* **Short exercise**
Emit the data below verbatim, stripping out any pictures.

——

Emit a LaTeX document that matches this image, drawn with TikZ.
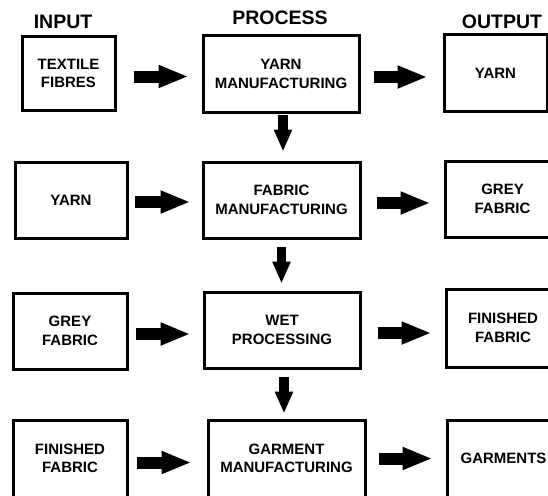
\documentclass[tikz,border=0pt]{standalone}
\usepackage{fontspec}
\setmainfont{Liberation Sans}
\usetikzlibrary{arrows.meta}
\begin{document}
\begin{tikzpicture}[x=1pt,y=-1pt,
  box/.style={draw=black, line width=3pt, fill=white, rectangle, align=center,
    font=\bfseries\fontsize{15}{18.5}\selectfont, inner sep=0pt},
  hdr/.style={font=\bfseries\fontsize{19.5}{22}\selectfont, inner sep=0pt},
  harrow/.style={line width=12pt, -{Triangle[length=30pt,width=21pt]}},
  varrow/.style={line width=9.5pt, -{Triangle[length=22pt,width=17pt]}}]
\useasboundingbox (0,0) rectangle (548,495);
\fill[white] (0,0) rectangle (548,495);
% headers
\node[hdr] (hin) at (63,22) {INPUT};
\node[hdr] (hpr) at (280,18) {PROCESS};
\node[hdr] (hout) at (502,22) {OUTPUT};
% row 1
\node[box, minimum width=93pt, minimum height=73pt] (in1) at (68.5,73.5) {TEXTILE\\FIBRES};
\node[box, minimum width=156pt, minimum height=76pt] (pr1) at (281,74) {YARN\\MANUFACTURING};
\node[box, minimum width=103pt, minimum height=76pt] (out1) at (495.5,73) {YARN};
% row 2
\node[box, minimum width=112pt, minimum height=76pt] (in2) at (71,200) {YARN};
\node[box, minimum width=157pt, minimum height=76pt] (pr2) at (281.5,200) {FABRIC\\MANUFACTURING};
\node[box, minimum width=115pt, minimum height=76pt] (out2) at (502.5,199) {GREY\\FABRIC};
% row 3
\node[box, minimum width=114pt, minimum height=76pt] (in3) at (70,331) {GREY\\FABRIC};
\node[box, minimum width=156pt, minimum height=76pt] (pr3) at (282,330) {WET\\PROCESSING};
\node[box, minimum width=114pt, minimum height=78pt] (out3) at (503,328) {FINISHED\\FABRIC};
% row 4
\node[box, minimum width=114pt, minimum height=77pt] (in4) at (70,458.5) {FINISHED\\FABRIC};
\node[box, minimum width=157pt, minimum height=77pt] (pr4) at (286.5,458.5) {GARMENT\\MANUFACTURING};
\node[box, minimum width=113pt, minimum height=77pt] (out4) at (503.5,458.5) {GARMENTS};
% horizontal arrows
\draw[harrow, shorten <=17pt, shorten >=13pt] ([yshift=-3pt]in1.east) -- ([yshift=-3pt]in1.east -| pr1.west);
\draw[harrow, shorten <=13pt, shorten >=15pt] ([yshift=-3pt]pr1.east) -- ([yshift=-3pt]pr1.east -| out1.west);
\draw[harrow, shorten <=6pt, shorten >=11pt] ([yshift=-2pt]in2.east) -- ([yshift=-2pt]in2.east -| pr2.west);
\draw[harrow, shorten <=15pt, shorten >=13pt] ([yshift=-3pt]pr2.east) -- ([yshift=-3pt]pr2.east -| out2.west);
\draw[harrow, shorten <=7pt, shorten >=12pt] ([yshift=-3pt]in3.east) -- ([yshift=-3pt]in3.east -| pr3.west);
\draw[harrow, shorten <=16pt, shorten >=13pt] ([yshift=-3pt]pr3.east) -- ([yshift=-3pt]pr3.east -| out3.west);
\draw[harrow, shorten <=8pt, shorten >=15pt] ([yshift=-4pt]in4.east) -- ([yshift=-4pt]in4.east -| pr4.west);
\draw[harrow, shorten <=12pt, shorten >=13pt] ([yshift=0pt]pr4.east) -- ([yshift=0pt]pr4.east -| out4.west);
% vertical arrows
\draw[varrow, shorten <=1pt, shorten >=9pt] ([xshift=2pt]pr1.south) -- ([xshift=2pt]pr1.south |- pr2.north);
\draw[varrow, shorten <=7pt, shorten >=7pt] (pr2.south) -- (pr2.south |- pr3.north);
\draw[varrow, shorten <=7pt, shorten >=5pt] ([xshift=2pt]pr3.south) -- ([xshift=2pt]pr3.south |- pr4.north);
\end{tikzpicture}
\end{document}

——

* **Solution to the exercise**
Emit a LaTeX document that matches this image, drawn with TikZ.
\documentclass[tikz,border=0pt]{standalone}
\usepackage{fontspec}
\setmainfont{Liberation Sans}
\usetikzlibrary{arrows.meta}
\begin{document}
\begin{tikzpicture}[x=1pt,y=-1pt,
  box/.style={draw=black, line width=3pt, fill=white, rectangle, align=center,
    font=\bfseries\fontsize{15}{18.5}\selectfont, inner sep=0pt},
  hdr/.style={font=\bfseries\fontsize{19.5}{22}\selectfont, inner sep=0pt},
  harrow/.style={line width=12pt, -{Triangle[length=30pt,width=21pt]}},
  varrow/.style={line width=9.5pt, -{Triangle[length=22pt,width=17pt]}}]
\useasboundingbox (0,0) rectangle (548,495);
\fill[white] (0,0) rectangle (548,495);
% headers
\node[hdr] (hin) at (63,22) {INPUT};
\node[hdr] (hpr) at (280,18) {PROCESS};
\node[hdr] (hout) at (502,22) {OUTPUT};
% row 1
\node[box, minimum width=93pt, minimum height=73pt] (in1) at (68.5,73.5) {TEXTILE\\FIBRES};
\node[box, minimum width=156pt, minimum height=76pt] (pr1) at (281,74) {YARN\\MANUFACTURING};
\node[box, minimum width=103pt, minimum height=76pt] (out1) at (495.5,73) {YARN};
% row 2
\node[box, minimum width=112pt, minimum height=76pt] (in2) at (71,200) {YARN};
\node[box, minimum width=157pt, minimum height=76pt] (pr2) at (281.5,200) {FABRIC\\MANUFACTURING};
\node[box, minimum width=115pt, minimum height=76pt] (out2) at (502.5,199) {GREY\\FABRIC};
% row 3
\node[box, minimum width=114pt, minimum height=76pt] (in3) at (70,331) {GREY\\FABRIC};
\node[box, minimum width=156pt, minimum height=76pt] (pr3) at (282,330) {WET\\PROCESSING};
\node[box, minimum width=114pt, minimum height=78pt] (out3) at (503,328) {FINISHED\\FABRIC};
% row 4
\node[box, minimum width=114pt, minimum height=77pt] (in4) at (70,458.5) {FINISHED\\FABRIC};
\node[box, minimum width=157pt, minimum height=77pt] (pr4) at (286.5,458.5) {GARMENT\\MANUFACTURING};
\node[box, minimum width=113pt, minimum height=77pt] (out4) at (503.5,458.5) {GARMENTS};
% horizontal arrows
\draw[harrow, shorten <=17pt, shorten >=13pt] ([yshift=-3pt]in1.east) -- ([yshift=-3pt]in1.east -| pr1.west);
\draw[harrow, shorten <=13pt, shorten >=15pt] ([yshift=-3pt]pr1.east) -- ([yshift=-3pt]pr1.east -| out1.west);
\draw[harrow, shorten <=6pt, shorten >=11pt] ([yshift=-2pt]in2.east) -- ([yshift=-2pt]in2.east -| pr2.west);
\draw[harrow, shorten <=15pt, shorten >=13pt] ([yshift=-3pt]pr2.east) -- ([yshift=-3pt]pr2.east -| out2.west);
\draw[harrow, shorten <=7pt, shorten >=12pt] ([yshift=-3pt]in3.east) -- ([yshift=-3pt]in3.east -| pr3.west);
\draw[harrow, shorten <=16pt, shorten >=13pt] ([yshift=-3pt]pr3.east) -- ([yshift=-3pt]pr3.east -| out3.west);
\draw[harrow, shorten <=8pt, shorten >=15pt] ([yshift=-4pt]in4.east) -- ([yshift=-4pt]in4.east -| pr4.west);
\draw[harrow, shorten <=12pt, shorten >=13pt] ([yshift=0pt]pr4.east) -- ([yshift=0pt]pr4.east -| out4.west);
% vertical arrows
\draw[varrow, shorten <=1pt, shorten >=9pt] ([xshift=2pt]pr1.south) -- ([xshift=2pt]pr1.south |- pr2.north);
\draw[varrow, shorten <=7pt, shorten >=7pt] (pr2.south) -- (pr2.south |- pr3.north);
\draw[varrow, shorten <=7pt, shorten >=5pt] ([xshift=2pt]pr3.south) -- ([xshift=2pt]pr3.south |- pr4.north);
\end{tikzpicture}
\end{document}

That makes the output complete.